Den Härtefällen droht sogar Gefängnis. Vor allem die Haupt-, Förder- und Berufsbildenden Schulen in der Stadt sind häufig betroffen.

Stade. Morgens um 8 Uhr in Stades Schulen: Hunderte Kinder und Jugendliche sitzen in den Unterrichtsräumen. Doch Dutzende Plätze bleiben frei. Vor allem in den Haupt- und Förderschulen fehlen Schüler - aber nicht, weil sie krank sind, sondern weil sie die Schule schwänzen. In Stade gibt es zurzeit mindestens 92 renitente Schulverweigerer, gegen die bereits Ordnungswidrigkeitsverfahren laufen.

Insgesamt besuchen etwa 4000 Schüler die städtische Schulen inklusive der Grundschulen. Der Pädagoge Kai Justin ist arbeitet seit Anfang dieses Jahres bei der Stader Fachberatung Schulverweigerung und ist damit der Einzige im Landkreis, der sich ausschließlich um dieses Thema kümmert. Seine Zielgruppe sind die Härtefälle, also nicht Jugendliche, die bloß mal eine oder zwei Stunden den Unterricht schwänzen, sondern die über einen längeren Zeitraum fehlen.

Manche Kinder schwänzen bereits die Grundschule; die meisten Schulverweigerer seien aber 14 Jahre und älter. Zwischen Mädchen und Jungen gebe es keine Unterschiede. Betroffen sind insbesondere die Haupt-, Förder- und Berufsbildenden Schulen.

Das besondere Augenmerk Justins gilt einigen Sinti-Jugendlichen aus Stade: "Sie haben weniger Verständnis für Bildung und erachten diese als nicht sinnvoll." Ihre Eltern könnten häufig selbst nicht Lesen und Schreiben. Bei etlichen Jugendlichen spiele die Familie eine wichtige Rolle. "Sie kommen aus sozial schwachen oder problematischen Familien", so Justin. Darunter seien oftmals alleinerziehende Mütter, die ihre Kinder ungenügend unter Kontrolle hätten.
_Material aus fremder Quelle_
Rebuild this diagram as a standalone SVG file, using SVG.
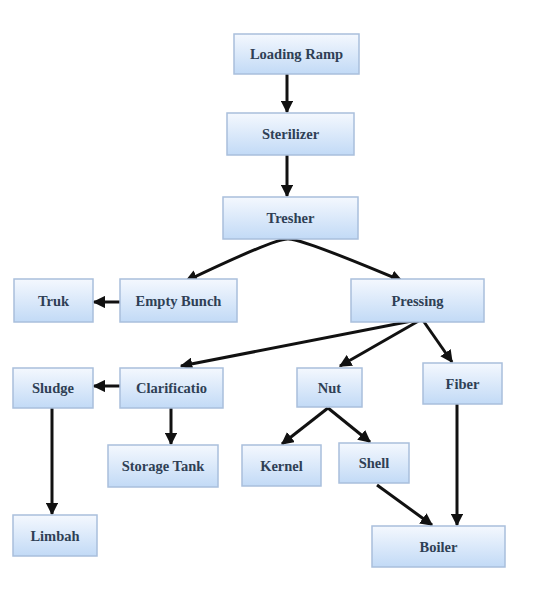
<svg xmlns="http://www.w3.org/2000/svg" width="544" height="596" viewBox="0 0 544 596">
  <defs>
    <linearGradient id="g" x1="0" y1="0" x2="0" y2="1">
      <stop offset="0" stop-color="#f4f8fe"/>
      <stop offset="1" stop-color="#c2daf6"/>
    </linearGradient>
    <marker id="ah" viewBox="0 0 10 10" refX="9" refY="5" markerWidth="4.2" markerHeight="4.2" orient="auto" markerUnits="strokeWidth">
      <path d="M0,0 L10,5 L0,10 z" fill="#111"/>
    </marker>
  </defs>
  <style>
    .box { fill: url(#g); stroke: #a9bfdc; stroke-width: 1.5; }
    .t { font-family: "Liberation Serif", serif; font-size: 14.5px; font-weight: bold; fill: #2f3f55; text-anchor: middle; dominant-baseline: central; }
    .c { fill: none; stroke: #111; stroke-width: 3; marker-end: url(#ah); }
  </style>
  <rect width="544" height="596" fill="#ffffff"/>
  <g id="connectors">
    <path class="c" d="M287,74 L287,112"/>
    <path class="c" d="M287,155 L287,196"/>
    <path class="c" d="M288,239 Q276,238 186,281"/>
    <path class="c" d="M288,239 Q300,238 402,281"/>
    <path class="c" d="M120,302 L94,302"/>
    <path class="c" d="M422,319 L181,366"/>
    <path class="c" d="M422,319 L340,366"/>
    <path class="c" d="M422,319 L452,362"/>
    <path class="c" d="M120,386 L94,386"/>
    <path class="c" d="M171,408 L171,444"/>
    <path class="c" d="M52,408 L52,514"/>
    <path class="c" d="M328,408 L282,444"/>
    <path class="c" d="M328,408 L370,442"/>
    <path class="c" d="M377,485 L432,525"/>
    <path class="c" d="M457,404 L457,525"/>
  </g>
  <g id="loading-ramp">
    <rect class="box" x="234" y="34" width="125" height="40"/>
    <text class="t" x="296.5" y="54">Loading Ramp</text>
  </g>
  <g id="sterilizer">
    <rect class="box" x="227" y="113" width="127" height="42"/>
    <text class="t" x="290.5" y="134">Sterilizer</text>
  </g>
  <g id="tresher">
    <rect class="box" x="223" y="197" width="135" height="42"/>
    <text class="t" x="290.5" y="218">Tresher</text>
  </g>
  <g id="truk">
    <rect class="box" x="14" y="279" width="79" height="43"/>
    <text class="t" x="53.5" y="300.5">Truk</text>
  </g>
  <g id="empty-bunch">
    <rect class="box" x="120" y="279" width="117" height="43"/>
    <text class="t" x="178.5" y="300.5">Empty Bunch</text>
  </g>
  <g id="pressing">
    <rect class="box" x="351" y="279" width="133" height="43"/>
    <text class="t" x="417.5" y="300.5">Pressing</text>
  </g>
  <g id="sludge">
    <rect class="box" x="13" y="368" width="80" height="40"/>
    <text class="t" x="53" y="388">Sludge</text>
  </g>
  <g id="clarification">
    <rect class="box" x="120" y="368" width="103" height="40"/>
    <text class="t" x="171.5" y="388">Clarificatio</text>
  </g>
  <g id="nut">
    <rect class="box" x="297" y="368" width="65" height="39"/>
    <text class="t" x="329.5" y="387.5">Nut</text>
  </g>
  <g id="fiber">
    <rect class="box" x="423" y="363" width="79" height="41"/>
    <text class="t" x="462.5" y="383.5">Fiber</text>
  </g>
  <g id="storage-tank">
    <rect class="box" x="108" y="445" width="110" height="42"/>
    <text class="t" x="163" y="466">Storage Tank</text>
  </g>
  <g id="kernel">
    <rect class="box" x="242" y="445" width="79" height="41"/>
    <text class="t" x="281.5" y="465.5">Kernel</text>
  </g>
  <g id="shell">
    <rect class="box" x="339" y="443" width="70" height="40"/>
    <text class="t" x="374" y="463">Shell</text>
  </g>
  <g id="limbah">
    <rect class="box" x="13" y="515" width="84" height="41"/>
    <text class="t" x="55" y="535.5">Limbah</text>
  </g>
  <g id="boiler">
    <rect class="box" x="372" y="526" width="133" height="41"/>
    <text class="t" x="438.5" y="546.5">Boiler</text>
  </g>
</svg>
Doch die Gründe seien vielfältig. Fehlende Lust auf die Schule sei nur einer davon. "Einige Schüler haben auch Angst", so der Pädagoge. Leistungsdruck und Mobbing seien ebenfalls Ursachen. Immer wieder hätten Viertklässler bei ihrem Wechsel auf die weiterführenden Schulen Probleme. Das Zusammenleben in Grundschulen sei behütet, in den folgenden Schulen sei der Umgang rauer. "Solche Kinder sind dann oft krank oder sagen ihren Eltern, dass sie Bauch- oder Kopfschmerzen haben." Diese Probleme könnten mit Gesprächen vergleichsweise zügig gelöst werden. So etwa bei einem Mädchen vom Gymnasium Athenaeum. Gemeinsam mit den Lehren und Eltern konnte die Angst bewältigt werden.

Anders sieht es bei Schulverweigerern aus, die keine Lust auf den Unterricht haben. Hier seien die Probleme weniger einfach und zügig zu lösen. Den Härtefällen drohe das Jugendgefängnis. In diesem Jahr musste bislang ein Schüler von Justin eine Woche in den Arrest. Zwei weiteren drohe im kommenden Februar dasselbe. Doch der Weg dahin ist langwierig, was der Pädagoge kritisiert: "Von der Meldung der Schule bis zum Umsetzen der Maßnahmen verstreicht zu viel Zeit." Teilweise würde das Prozedere ein halbes Jahr dauern.

Und das sieht mehrere Stufen vor. Zunächst wird ein Ordnungswidrigkeitsverfahren eingeleitet. Bis zu 15 Fehltage kosten die Eltern von unter 14- Jährigen 80 Euro. Von 14 Jahren an wird das Verfahren nicht gegen die Eltern, sondern gegen die Schüler selbst eingeleitet. 120 Euro werden bei 15 oder mehr Fehltagen fällig. Wenn die Strafe nicht gezahlt wird, müssen Arbeitsstunden geleistet werden. Wird auch dies missachtet, müssen die Schulschwänzer für eine Woche in den Jugendarrest.

Soweit soll es aber gar nicht erst kommen. Zum einen arbeitet Justin vorbeugend. "Am besten ist die Prävention in der vierten und fünften Klasse. In dem Alter kann noch etwa bewegt werden." Zum anderen bietet er Kurse für Schwänzer an. Die Jugendlichen können die Workshops besuchen, anstatt Arbeitsstunden leisten zu müssen. Darin geht es unter anderem um Stressresistenz und Konfliktbewältigung. Einige Treffen sind gemeinsam mit ihren Eltern. Doch zu diesen Kursen kamen nur 50 Prozent.